The proposed book limits ACNA’ers to two forms of service—Morning and Evening Prayer and Holy Communion. This is one of the reasons that the book is NOT a mission-shaped service book. Those who prepared the book have never served on the North American mission field or planted or pioneered a new church. If they have, it was decades ago. They are not qualified to produce a mission-shaped service book.

A lot of trees were killed to put the proposed book into print. They were killed for nothing. The pew edition has not yet been distributed and the book needs major revisions.
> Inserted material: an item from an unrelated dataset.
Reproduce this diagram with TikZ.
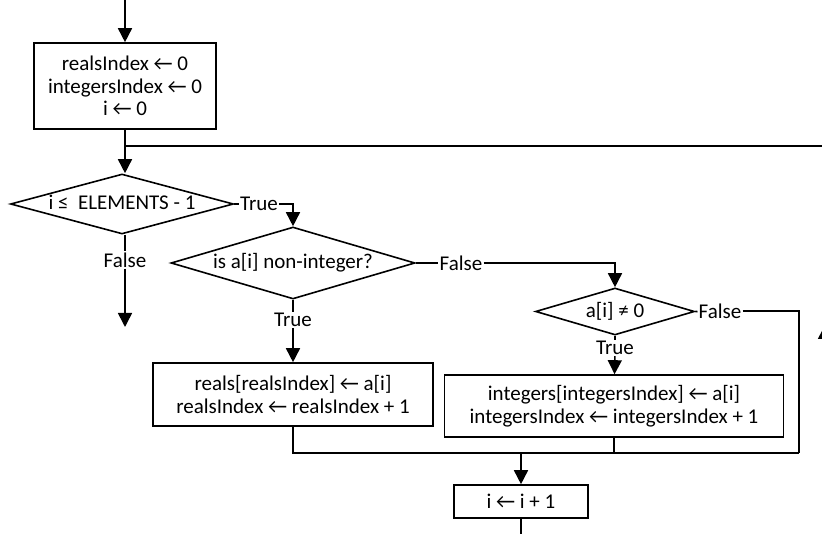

Clergy and congregations can buy into the hype and struggle to use the book. But it is not going to live up to Bishop Duncan’s claims. It it is authorized, clergy and congregations that serious about fulfilling the Great Commission will have little choice but supplement or replace the book with rites and services from mission-shaped service books. If they do not, they will be impeding their own efforts to reach the unchurched and spiritually-disconnected. For those who are not willing to do that, I have provided links to the services of the Word online and to the Diocese of Sydney’s website, bettergatherings.com.